## Recorded information
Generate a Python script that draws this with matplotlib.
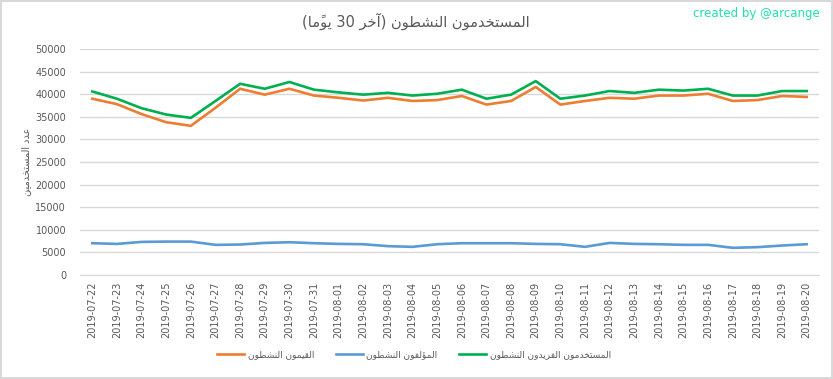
import matplotlib
matplotlib.use("Agg")
import matplotlib.pyplot as plt
import numpy as np

# ---------------- data ----------------
dates = ["2019-07-22", "2019-07-23", "2019-07-24", "2019-07-25", "2019-07-26",
         "2019-07-27", "2019-07-28", "2019-07-29", "2019-07-30", "2019-07-31",
         "2019-08-01", "2019-08-02", "2019-08-03", "2019-08-04", "2019-08-05",
         "2019-08-06", "2019-08-07", "2019-08-08", "2019-08-09", "2019-08-10",
         "2019-08-11", "2019-08-12", "2019-08-13", "2019-08-14", "2019-08-15",
         "2019-08-16", "2019-08-17", "2019-08-18", "2019-08-19", "2019-08-20"]

curators = [39000, 37800, 35600, 33800, 33000, 37000, 41200, 39900, 41200, 39700,
            39200, 38600, 39200, 38500, 38700, 39600, 37700, 38500, 41600, 37700,
            38500, 39200, 39000, 39700, 39700, 40100, 38500, 38700, 39600, 39400]

authors = [7030, 6880, 7320, 7390, 7390, 6670, 6740, 7100, 7250, 7030,
           6880, 6810, 6380, 6230, 6810, 7030, 7030, 7030, 6880, 6810,
           6230, 7100, 6880, 6810, 6670, 6670, 6010, 6160, 6520, 6810]

unique_users = [40600, 39000, 36900, 35500, 34760, 38500, 42300, 41200, 42700, 41000,
                40400, 39900, 40300, 39700, 40100, 41000, 39000, 39900, 42900, 39000,
                39700, 40700, 40300, 41000, 40800, 41200, 39700, 39700, 40700, 40700]

yticks = [0, 5000, 10000, 15000, 20000, 25000, 30000, 35000, 40000, 45000, 50000]

title_text = "المستخدمون النشطون (آخر 30 يومًا)"
ylabel_text = "عدد المستخدمين"
label_curators = "القيمون النشطون"
label_authors = "المؤلفون النشطون"
label_unique = "المستخدمون الفريدون النشطون"
credit_text = "created by @arcange"

# ---------------- minimal Arabic shaping (presentation forms) ----------------
FORMS = {
    "\u0627": ("\uFE8D", "\uFE8E", None, None),
    "\u0622": ("\uFE81", "\uFE82", None, None),
    "\u0623": ("\uFE83", "\uFE84", None, None),
    "\u0624": ("\uFE85", "\uFE86", None, None),
    "\u0625": ("\uFE87", "\uFE88", None, None),
    "\u0628": ("\uFE8F", "\uFE90", "\uFE91", "\uFE92"),
    "\u062A": ("\uFE95", "\uFE96", "\uFE97", "\uFE98"),
    "\u062C": ("\uFE9D", "\uFE9E", "\uFE9F", "\uFEA0"),
    "\u062D": ("\uFEA1", "\uFEA2", "\uFEA3", "\uFEA4"),
    "\u062E": ("\uFEA5", "\uFEA6", "\uFEA7", "\uFEA8"),
    "\u062F": ("\uFEA9", "\uFEAA", None, None),
    "\u0630": ("\uFEAB", "\uFEAC", None, None),
    "\u0631": ("\uFEAD", "\uFEAE", None, None),
    "\u0632": ("\uFEAF", "\uFEB0", None, None),
    "\u0633": ("\uFEB1", "\uFEB2", "\uFEB3", "\uFEB4"),
    "\u0634": ("\uFEB5", "\uFEB6", "\uFEB7", "\uFEB8"),
    "\u0637": ("\uFEC1", "\uFEC2", "\uFEC3", "\uFEC4"),
    "\u0639": ("\uFEC9", "\uFECA", "\uFECB", "\uFECC"),
    "\u0641": ("\uFED1", "\uFED2", "\uFED3", "\uFED4"),
    "\u0642": ("\uFED5", "\uFED6", "\uFED7", "\uFED8"),
    "\u0643": ("\uFED9", "\uFEDA", "\uFEDB", "\uFEDC"),
    "\u0644": ("\uFEDD", "\uFEDE", "\uFEDF", "\uFEE0"),
    "\u0645": ("\uFEE1", "\uFEE2", "\uFEE3", "\uFEE4"),
    "\u0646": ("\uFEE5", "\uFEE6", "\uFEE7", "\uFEE8"),
    "\u0647": ("\uFEE9", "\uFEEA", "\uFEEB", "\uFEEC"),
    "\u0648": ("\uFEED", "\uFEEE", None, None),
    "\u064A": ("\uFEF1", "\uFEF2", "\uFEF3", "\uFEF4"),
}


def is_mark(c):
    return "\u064B" <= c <= "\u065F"


def shape(s):
    chars = list(s)
    n = len(chars)
    out = []
    for i, c in enumerate(chars):
        if c not in FORMS:
            out.append(c)
            continue
        j = i - 1
        while j >= 0 and is_mark(chars[j]):
            j -= 1
        prev = chars[j] if j >= 0 else None
        k = i + 1
        while k < n and is_mark(chars[k]):
            k += 1
        nxt = chars[k] if k < n else None
        jp = prev in FORMS and FORMS[prev][2] is not None
        jn = FORMS[c][2] is not None and nxt in FORMS
        iso, fin, ini, med = FORMS[c]
        if jp and jn:
            out.append(med)
        elif jp:
            out.append(fin)
        elif jn:
            out.append(ini)
        else:
            out.append(iso)
    return out


def visual(s):
    shaped = shape(s)
    clusters = []
    for c in shaped:
        if is_mark(c) and clusters:
            clusters[-1] += c
        else:
            clusters.append(c)
    clusters = clusters[::-1]
    res = []
    i = 0
    while i < len(clusters):
        if clusters[i].isdigit():
            j = i
            while j < len(clusters) and clusters[j].isdigit():
                j += 1
            res.extend(clusters[i:j][::-1])
            i = j
        else:
            c = clusters[i]
            c = {"(": ")", ")": "("}.get(c, c)
            res.append(c)
            i += 1
    return "".join(res)


# ---------------- figure ----------------
plt.rcParams["font.family"] = ["DejaVu Sans"]
W, H = 833, 379
fig = plt.figure(figsize=(W / 100, H / 100), dpi=100)
fig.patch.set_facecolor("white")
fig.patch.set_edgecolor("#D9D9D9")
fig.patch.set_linewidth(1.5)

ax = fig.add_axes([80 / W, 1 - 275 / H, (819 - 80) / W, (275 - 49) / H])
x = np.arange(len(dates))

ax.plot(x, curators, color="#ED7D31", lw=1.9, label=visual(label_curators))
ax.plot(x, authors, color="#5B9BD5", lw=1.9, label=visual(label_authors))
ax.plot(x, unique_users, color="#00B050", lw=1.9, label=visual(label_unique))

ax.set_xlim(-0.5, len(dates) - 0.5)
ax.set_ylim(0, 50000)
ax.set_yticks(yticks)
ax.set_yticklabels([str(v) for v in yticks])
ax.set_xticks(x)
ax.set_xticklabels(dates, rotation=90)
ax.tick_params(axis="y", length=0, pad=10, labelsize=7, labelcolor="#595959")
ax.tick_params(axis="x", length=0, pad=5, labelsize=7, labelcolor="#595959")
ax.grid(axis="y", color="#D9D9D9", lw=1)
ax.set_axisbelow(True)
for sp in ["top", "right", "left"]:
    ax.spines[sp].set_visible(False)
ax.spines["bottom"].set_color("#D9D9D9")

fig.text(416 / W, 1 - 21 / H, visual(title_text), ha="center", va="center",
         fontsize=10.5, color="#595959")
fig.text(820 / W, 1 - 13 / H, credit_text, ha="right", va="center",
         fontsize=8.5, color="#1EE3A8")
fig.text(26 / W, 1 - 162 / H, visual(ylabel_text), ha="center", va="center",
         rotation=90, fontsize=7, color="#595959")

leg = fig.legend(loc="center", bbox_to_anchor=(414 / W, 1 - 355 / H), ncol=3,
                 frameon=False, fontsize=6.5, handlelength=3.0, columnspacing=2.4,
                 handletextpad=0.4)
for t in leg.get_texts():
    t.set_color("#595959")

fig.savefig("out.png", dpi=100)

## What you should do
Transcribe all the data word for word; the images stay out.

## Answer for the task
Generate a Python script that draws this with matplotlib.
import matplotlib
matplotlib.use("Agg")
import matplotlib.pyplot as plt
import numpy as np

# ---------------- data ----------------
dates = ["2019-07-22", "2019-07-23", "2019-07-24", "2019-07-25", "2019-07-26",
         "2019-07-27", "2019-07-28", "2019-07-29", "2019-07-30", "2019-07-31",
         "2019-08-01", "2019-08-02", "2019-08-03", "2019-08-04", "2019-08-05",
         "2019-08-06", "2019-08-07", "2019-08-08", "2019-08-09", "2019-08-10",
         "2019-08-11", "2019-08-12", "2019-08-13", "2019-08-14", "2019-08-15",
         "2019-08-16", "2019-08-17", "2019-08-18", "2019-08-19", "2019-08-20"]

curators = [39000, 37800, 35600, 33800, 33000, 37000, 41200, 39900, 41200, 39700,
            39200, 38600, 39200, 38500, 38700, 39600, 37700, 38500, 41600, 37700,
            38500, 39200, 39000, 39700, 39700, 40100, 38500, 38700, 39600, 39400]

authors = [7030, 6880, 7320, 7390, 7390, 6670, 6740, 7100, 7250, 7030,
           6880, 6810, 6380, 6230, 6810, 7030, 7030, 7030, 6880, 6810,
           6230, 7100, 6880, 6810, 6670, 6670, 6010, 6160, 6520, 6810]

unique_users = [40600, 39000, 36900, 35500, 34760, 38500, 42300, 41200, 42700, 41000,
                40400, 39900, 40300, 39700, 40100, 41000, 39000, 39900, 42900, 39000,
                39700, 40700, 40300, 41000, 40800, 41200, 39700, 39700, 40700, 40700]

yticks = [0, 5000, 10000, 15000, 20000, 25000, 30000, 35000, 40000, 45000, 50000]

title_text = "المستخدمون النشطون (آخر 30 يومًا)"
ylabel_text = "عدد المستخدمين"
label_curators = "القيمون النشطون"
label_authors = "المؤلفون النشطون"
label_unique = "المستخدمون الفريدون النشطون"
credit_text = "created by @arcange"

# ---------------- minimal Arabic shaping (presentation forms) ----------------
FORMS = {
    "\u0627": ("\uFE8D", "\uFE8E", None, None),
    "\u0622": ("\uFE81", "\uFE82", None, None),
    "\u0623": ("\uFE83", "\uFE84", None, None),
    "\u0624": ("\uFE85", "\uFE86", None, None),
    "\u0625": ("\uFE87", "\uFE88", None, None),
    "\u0628": ("\uFE8F", "\uFE90", "\uFE91", "\uFE92"),
    "\u062A": ("\uFE95", "\uFE96", "\uFE97", "\uFE98"),
    "\u062C": ("\uFE9D", "\uFE9E", "\uFE9F", "\uFEA0"),
    "\u062D": ("\uFEA1", "\uFEA2", "\uFEA3", "\uFEA4"),
    "\u062E": ("\uFEA5", "\uFEA6", "\uFEA7", "\uFEA8"),
    "\u062F": ("\uFEA9", "\uFEAA", None, None),
    "\u0630": ("\uFEAB", "\uFEAC", None, None),
    "\u0631": ("\uFEAD", "\uFEAE", None, None),
    "\u0632": ("\uFEAF", "\uFEB0", None, None),
    "\u0633": ("\uFEB1", "\uFEB2", "\uFEB3", "\uFEB4"),
    "\u0634": ("\uFEB5", "\uFEB6", "\uFEB7", "\uFEB8"),
    "\u0637": ("\uFEC1", "\uFEC2", "\uFEC3", "\uFEC4"),
    "\u0639": ("\uFEC9", "\uFECA", "\uFECB", "\uFECC"),
    "\u0641": ("\uFED1", "\uFED2", "\uFED3", "\uFED4"),
    "\u0642": ("\uFED5", "\uFED6", "\uFED7", "\uFED8"),
    "\u0643": ("\uFED9", "\uFEDA", "\uFEDB", "\uFEDC"),
    "\u0644": ("\uFEDD", "\uFEDE", "\uFEDF", "\uFEE0"),
    "\u0645": ("\uFEE1", "\uFEE2", "\uFEE3", "\uFEE4"),
    "\u0646": ("\uFEE5", "\uFEE6", "\uFEE7", "\uFEE8"),
    "\u0647": ("\uFEE9", "\uFEEA", "\uFEEB", "\uFEEC"),
    "\u0648": ("\uFEED", "\uFEEE", None, None),
    "\u064A": ("\uFEF1", "\uFEF2", "\uFEF3", "\uFEF4"),
}


def is_mark(c):
    return "\u064B" <= c <= "\u065F"


def shape(s):
    chars = list(s)
    n = len(chars)
    out = []
    for i, c in enumerate(chars):
        if c not in FORMS:
            out.append(c)
            continue
        j = i - 1
        while j >= 0 and is_mark(chars[j]):
            j -= 1
        prev = chars[j] if j >= 0 else None
        k = i + 1
        while k < n and is_mark(chars[k]):
            k += 1
        nxt = chars[k] if k < n else None
        jp = prev in FORMS and FORMS[prev][2] is not None
        jn = FORMS[c][2] is not None and nxt in FORMS
        iso, fin, ini, med = FORMS[c]
        if jp and jn:
            out.append(med)
        elif jp:
            out.append(fin)
        elif jn:
            out.append(ini)
        else:
            out.append(iso)
    return out


def visual(s):
    shaped = shape(s)
    clusters = []
    for c in shaped:
        if is_mark(c) and clusters:
            clusters[-1] += c
        else:
            clusters.append(c)
    clusters = clusters[::-1]
    res = []
    i = 0
    while i < len(clusters):
        if clusters[i].isdigit():
            j = i
            while j < len(clusters) and clusters[j].isdigit():
                j += 1
            res.extend(clusters[i:j][::-1])
            i = j
        else:
            c = clusters[i]
            c = {"(": ")", ")": "("}.get(c, c)
            res.append(c)
            i += 1
    return "".join(res)


# ---------------- figure ----------------
plt.rcParams["font.family"] = ["DejaVu Sans"]
W, H = 833, 379
fig = plt.figure(figsize=(W / 100, H / 100), dpi=100)
fig.patch.set_facecolor("white")
fig.patch.set_edgecolor("#D9D9D9")
fig.patch.set_linewidth(1.5)

ax = fig.add_axes([80 / W, 1 - 275 / H, (819 - 80) / W, (275 - 49) / H])
x = np.arange(len(dates))

ax.plot(x, curators, color="#ED7D31", lw=1.9, label=visual(label_curators))
ax.plot(x, authors, color="#5B9BD5", lw=1.9, label=visual(label_authors))
ax.plot(x, unique_users, color="#00B050", lw=1.9, label=visual(label_unique))

ax.set_xlim(-0.5, len(dates) - 0.5)
ax.set_ylim(0, 50000)
ax.set_yticks(yticks)
ax.set_yticklabels([str(v) for v in yticks])
ax.set_xticks(x)
ax.set_xticklabels(dates, rotation=90)
ax.tick_params(axis="y", length=0, pad=10, labelsize=7, labelcolor="#595959")
ax.tick_params(axis="x", length=0, pad=5, labelsize=7, labelcolor="#595959")
ax.grid(axis="y", color="#D9D9D9", lw=1)
ax.set_axisbelow(True)
for sp in ["top", "right", "left"]:
    ax.spines[sp].set_visible(False)
ax.spines["bottom"].set_color("#D9D9D9")

fig.text(416 / W, 1 - 21 / H, visual(title_text), ha="center", va="center",
         fontsize=10.5, color="#595959")
fig.text(820 / W, 1 - 13 / H, credit_text, ha="right", va="center",
         fontsize=8.5, color="#1EE3A8")
fig.text(26 / W, 1 - 162 / H, visual(ylabel_text), ha="center", va="center",
         rotation=90, fontsize=7, color="#595959")

leg = fig.legend(loc="center", bbox_to_anchor=(414 / W, 1 - 355 / H), ncol=3,
                 frameon=False, fontsize=6.5, handlelength=3.0, columnspacing=2.4,
                 handletextpad=0.4)
for t in leg.get_texts():
    t.set_color("#595959")

fig.savefig("out.png", dpi=100)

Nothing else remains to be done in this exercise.